▶ Task to complete: Please transcribe the data below exactly. Leave the pictures out.

▶ Information shown:
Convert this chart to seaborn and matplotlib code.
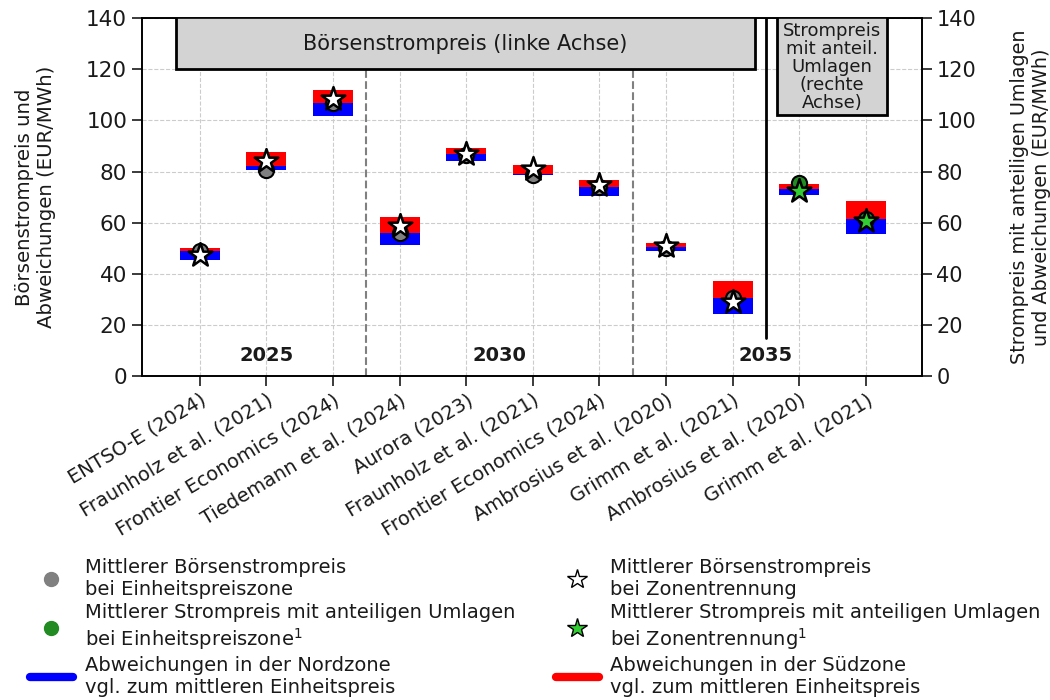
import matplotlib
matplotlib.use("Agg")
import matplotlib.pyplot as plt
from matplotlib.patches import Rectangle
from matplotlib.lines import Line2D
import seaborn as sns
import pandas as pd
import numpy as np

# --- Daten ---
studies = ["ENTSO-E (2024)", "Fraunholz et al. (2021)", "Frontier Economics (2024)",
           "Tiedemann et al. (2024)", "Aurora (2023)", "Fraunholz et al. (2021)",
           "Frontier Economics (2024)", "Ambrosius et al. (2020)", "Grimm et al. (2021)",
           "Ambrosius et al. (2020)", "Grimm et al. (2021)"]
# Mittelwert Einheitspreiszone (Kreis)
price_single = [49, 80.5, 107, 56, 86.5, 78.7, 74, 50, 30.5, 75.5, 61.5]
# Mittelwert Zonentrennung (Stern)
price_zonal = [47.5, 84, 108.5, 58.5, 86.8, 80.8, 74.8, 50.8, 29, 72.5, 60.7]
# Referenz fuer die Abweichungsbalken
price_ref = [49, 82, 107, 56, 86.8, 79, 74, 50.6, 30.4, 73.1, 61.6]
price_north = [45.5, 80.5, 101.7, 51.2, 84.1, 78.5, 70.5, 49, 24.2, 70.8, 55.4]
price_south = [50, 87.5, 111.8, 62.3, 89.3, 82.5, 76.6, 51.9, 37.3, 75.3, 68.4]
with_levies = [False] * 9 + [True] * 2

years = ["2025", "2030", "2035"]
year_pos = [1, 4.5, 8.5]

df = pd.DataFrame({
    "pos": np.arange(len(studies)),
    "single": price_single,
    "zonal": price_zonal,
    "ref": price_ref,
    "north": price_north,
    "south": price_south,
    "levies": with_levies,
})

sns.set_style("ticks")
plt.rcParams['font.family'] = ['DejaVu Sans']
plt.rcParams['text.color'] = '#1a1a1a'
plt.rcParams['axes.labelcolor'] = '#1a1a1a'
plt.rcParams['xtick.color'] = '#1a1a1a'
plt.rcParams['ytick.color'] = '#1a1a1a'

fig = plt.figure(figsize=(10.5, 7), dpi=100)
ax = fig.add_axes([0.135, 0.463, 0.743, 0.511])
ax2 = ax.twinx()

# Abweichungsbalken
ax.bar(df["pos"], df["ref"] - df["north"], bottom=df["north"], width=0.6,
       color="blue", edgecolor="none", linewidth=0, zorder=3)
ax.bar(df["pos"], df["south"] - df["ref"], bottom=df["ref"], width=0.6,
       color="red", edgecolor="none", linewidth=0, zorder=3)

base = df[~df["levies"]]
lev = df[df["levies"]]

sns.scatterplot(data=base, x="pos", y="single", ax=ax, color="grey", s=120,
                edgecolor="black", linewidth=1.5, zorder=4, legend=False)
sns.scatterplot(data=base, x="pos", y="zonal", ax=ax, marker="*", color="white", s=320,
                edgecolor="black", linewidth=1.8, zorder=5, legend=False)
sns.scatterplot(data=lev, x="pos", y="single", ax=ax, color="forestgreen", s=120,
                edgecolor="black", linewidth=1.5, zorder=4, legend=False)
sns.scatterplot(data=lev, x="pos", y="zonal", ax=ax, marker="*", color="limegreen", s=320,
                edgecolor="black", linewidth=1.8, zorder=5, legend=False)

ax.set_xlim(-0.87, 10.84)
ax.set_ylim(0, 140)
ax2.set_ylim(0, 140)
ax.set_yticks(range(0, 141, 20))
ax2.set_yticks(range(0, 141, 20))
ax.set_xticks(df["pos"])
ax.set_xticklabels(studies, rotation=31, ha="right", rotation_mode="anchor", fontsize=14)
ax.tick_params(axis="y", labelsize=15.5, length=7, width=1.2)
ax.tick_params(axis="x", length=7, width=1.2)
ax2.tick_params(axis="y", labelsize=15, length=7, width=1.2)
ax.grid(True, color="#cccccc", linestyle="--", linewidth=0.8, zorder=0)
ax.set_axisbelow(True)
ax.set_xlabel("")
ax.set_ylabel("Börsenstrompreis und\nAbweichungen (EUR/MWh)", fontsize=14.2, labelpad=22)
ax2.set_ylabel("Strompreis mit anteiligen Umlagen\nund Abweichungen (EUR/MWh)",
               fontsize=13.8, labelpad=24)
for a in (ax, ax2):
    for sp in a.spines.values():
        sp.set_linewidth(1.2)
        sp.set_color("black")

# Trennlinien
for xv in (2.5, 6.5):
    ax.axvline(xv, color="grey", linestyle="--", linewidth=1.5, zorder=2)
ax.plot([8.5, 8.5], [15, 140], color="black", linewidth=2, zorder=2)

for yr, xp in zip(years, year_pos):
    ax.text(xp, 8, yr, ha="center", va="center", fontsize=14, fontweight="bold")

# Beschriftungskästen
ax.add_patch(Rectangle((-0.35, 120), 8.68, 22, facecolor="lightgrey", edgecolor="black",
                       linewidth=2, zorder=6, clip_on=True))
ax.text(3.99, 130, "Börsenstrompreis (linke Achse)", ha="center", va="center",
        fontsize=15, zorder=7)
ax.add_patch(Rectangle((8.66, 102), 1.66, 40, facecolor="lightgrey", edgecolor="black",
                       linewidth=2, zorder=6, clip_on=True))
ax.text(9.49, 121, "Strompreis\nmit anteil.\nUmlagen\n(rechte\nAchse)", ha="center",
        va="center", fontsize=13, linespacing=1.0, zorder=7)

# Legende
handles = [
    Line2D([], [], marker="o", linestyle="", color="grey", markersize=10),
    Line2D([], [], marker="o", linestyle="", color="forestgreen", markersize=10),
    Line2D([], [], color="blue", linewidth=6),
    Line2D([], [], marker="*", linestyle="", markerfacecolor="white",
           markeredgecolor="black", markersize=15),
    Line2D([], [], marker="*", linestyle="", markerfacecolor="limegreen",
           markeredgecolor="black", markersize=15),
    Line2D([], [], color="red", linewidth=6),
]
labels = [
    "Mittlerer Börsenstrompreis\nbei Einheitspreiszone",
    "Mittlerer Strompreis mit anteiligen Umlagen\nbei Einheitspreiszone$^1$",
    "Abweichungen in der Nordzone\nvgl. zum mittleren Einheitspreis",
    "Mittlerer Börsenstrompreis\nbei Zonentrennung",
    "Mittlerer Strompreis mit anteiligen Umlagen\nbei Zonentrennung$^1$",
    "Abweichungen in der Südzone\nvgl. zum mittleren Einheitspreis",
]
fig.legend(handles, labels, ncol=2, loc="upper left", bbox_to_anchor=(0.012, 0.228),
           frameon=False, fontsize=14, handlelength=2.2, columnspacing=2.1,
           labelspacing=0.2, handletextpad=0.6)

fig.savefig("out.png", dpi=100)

▶ Output:
Convert this chart to seaborn and matplotlib code.
import matplotlib
matplotlib.use("Agg")
import matplotlib.pyplot as plt
from matplotlib.patches import Rectangle
from matplotlib.lines import Line2D
import seaborn as sns
import pandas as pd
import numpy as np

# --- Daten ---
studies = ["ENTSO-E (2024)", "Fraunholz et al. (2021)", "Frontier Economics (2024)",
           "Tiedemann et al. (2024)", "Aurora (2023)", "Fraunholz et al. (2021)",
           "Frontier Economics (2024)", "Ambrosius et al. (2020)", "Grimm et al. (2021)",
           "Ambrosius et al. (2020)", "Grimm et al. (2021)"]
# Mittelwert Einheitspreiszone (Kreis)
price_single = [49, 80.5, 107, 56, 86.5, 78.7, 74, 50, 30.5, 75.5, 61.5]
# Mittelwert Zonentrennung (Stern)
price_zonal = [47.5, 84, 108.5, 58.5, 86.8, 80.8, 74.8, 50.8, 29, 72.5, 60.7]
# Referenz fuer die Abweichungsbalken
price_ref = [49, 82, 107, 56, 86.8, 79, 74, 50.6, 30.4, 73.1, 61.6]
price_north = [45.5, 80.5, 101.7, 51.2, 84.1, 78.5, 70.5, 49, 24.2, 70.8, 55.4]
price_south = [50, 87.5, 111.8, 62.3, 89.3, 82.5, 76.6, 51.9, 37.3, 75.3, 68.4]
with_levies = [False] * 9 + [True] * 2

years = ["2025", "2030", "2035"]
year_pos = [1, 4.5, 8.5]

df = pd.DataFrame({
    "pos": np.arange(len(studies)),
    "single": price_single,
    "zonal": price_zonal,
    "ref": price_ref,
    "north": price_north,
    "south": price_south,
    "levies": with_levies,
})

sns.set_style("ticks")
plt.rcParams['font.family'] = ['DejaVu Sans']
plt.rcParams['text.color'] = '#1a1a1a'
plt.rcParams['axes.labelcolor'] = '#1a1a1a'
plt.rcParams['xtick.color'] = '#1a1a1a'
plt.rcParams['ytick.color'] = '#1a1a1a'

fig = plt.figure(figsize=(10.5, 7), dpi=100)
ax = fig.add_axes([0.135, 0.463, 0.743, 0.511])
ax2 = ax.twinx()

# Abweichungsbalken
ax.bar(df["pos"], df["ref"] - df["north"], bottom=df["north"], width=0.6,
       color="blue", edgecolor="none", linewidth=0, zorder=3)
ax.bar(df["pos"], df["south"] - df["ref"], bottom=df["ref"], width=0.6,
       color="red", edgecolor="none", linewidth=0, zorder=3)

base = df[~df["levies"]]
lev = df[df["levies"]]

sns.scatterplot(data=base, x="pos", y="single", ax=ax, color="grey", s=120,
                edgecolor="black", linewidth=1.5, zorder=4, legend=False)
sns.scatterplot(data=base, x="pos", y="zonal", ax=ax, marker="*", color="white", s=320,
                edgecolor="black", linewidth=1.8, zorder=5, legend=False)
sns.scatterplot(data=lev, x="pos", y="single", ax=ax, color="forestgreen", s=120,
                edgecolor="black", linewidth=1.5, zorder=4, legend=False)
sns.scatterplot(data=lev, x="pos", y="zonal", ax=ax, marker="*", color="limegreen", s=320,
                edgecolor="black", linewidth=1.8, zorder=5, legend=False)

ax.set_xlim(-0.87, 10.84)
ax.set_ylim(0, 140)
ax2.set_ylim(0, 140)
ax.set_yticks(range(0, 141, 20))
ax2.set_yticks(range(0, 141, 20))
ax.set_xticks(df["pos"])
ax.set_xticklabels(studies, rotation=31, ha="right", rotation_mode="anchor", fontsize=14)
ax.tick_params(axis="y", labelsize=15.5, length=7, width=1.2)
ax.tick_params(axis="x", length=7, width=1.2)
ax2.tick_params(axis="y", labelsize=15, length=7, width=1.2)
ax.grid(True, color="#cccccc", linestyle="--", linewidth=0.8, zorder=0)
ax.set_axisbelow(True)
ax.set_xlabel("")
ax.set_ylabel("Börsenstrompreis und\nAbweichungen (EUR/MWh)", fontsize=14.2, labelpad=22)
ax2.set_ylabel("Strompreis mit anteiligen Umlagen\nund Abweichungen (EUR/MWh)",
               fontsize=13.8, labelpad=24)
for a in (ax, ax2):
    for sp in a.spines.values():
        sp.set_linewidth(1.2)
        sp.set_color("black")

# Trennlinien
for xv in (2.5, 6.5):
    ax.axvline(xv, color="grey", linestyle="--", linewidth=1.5, zorder=2)
ax.plot([8.5, 8.5], [15, 140], color="black", linewidth=2, zorder=2)

for yr, xp in zip(years, year_pos):
    ax.text(xp, 8, yr, ha="center", va="center", fontsize=14, fontweight="bold")

# Beschriftungskästen
ax.add_patch(Rectangle((-0.35, 120), 8.68, 22, facecolor="lightgrey", edgecolor="black",
                       linewidth=2, zorder=6, clip_on=True))
ax.text(3.99, 130, "Börsenstrompreis (linke Achse)", ha="center", va="center",
        fontsize=15, zorder=7)
ax.add_patch(Rectangle((8.66, 102), 1.66, 40, facecolor="lightgrey", edgecolor="black",
                       linewidth=2, zorder=6, clip_on=True))
ax.text(9.49, 121, "Strompreis\nmit anteil.\nUmlagen\n(rechte\nAchse)", ha="center",
        va="center", fontsize=13, linespacing=1.0, zorder=7)

# Legende
handles = [
    Line2D([], [], marker="o", linestyle="", color="grey", markersize=10),
    Line2D([], [], marker="o", linestyle="", color="forestgreen", markersize=10),
    Line2D([], [], color="blue", linewidth=6),
    Line2D([], [], marker="*", linestyle="", markerfacecolor="white",
           markeredgecolor="black", markersize=15),
    Line2D([], [], marker="*", linestyle="", markerfacecolor="limegreen",
           markeredgecolor="black", markersize=15),
    Line2D([], [], color="red", linewidth=6),
]
labels = [
    "Mittlerer Börsenstrompreis\nbei Einheitspreiszone",
    "Mittlerer Strompreis mit anteiligen Umlagen\nbei Einheitspreiszone$^1$",
    "Abweichungen in der Nordzone\nvgl. zum mittleren Einheitspreis",
    "Mittlerer Börsenstrompreis\nbei Zonentrennung",
    "Mittlerer Strompreis mit anteiligen Umlagen\nbei Zonentrennung$^1$",
    "Abweichungen in der Südzone\nvgl. zum mittleren Einheitspreis",
]
fig.legend(handles, labels, ncol=2, loc="upper left", bbox_to_anchor=(0.012, 0.228),
           frameon=False, fontsize=14, handlelength=2.2, columnspacing=2.1,
           labelspacing=0.2, handletextpad=0.6)

fig.savefig("out.png", dpi=100)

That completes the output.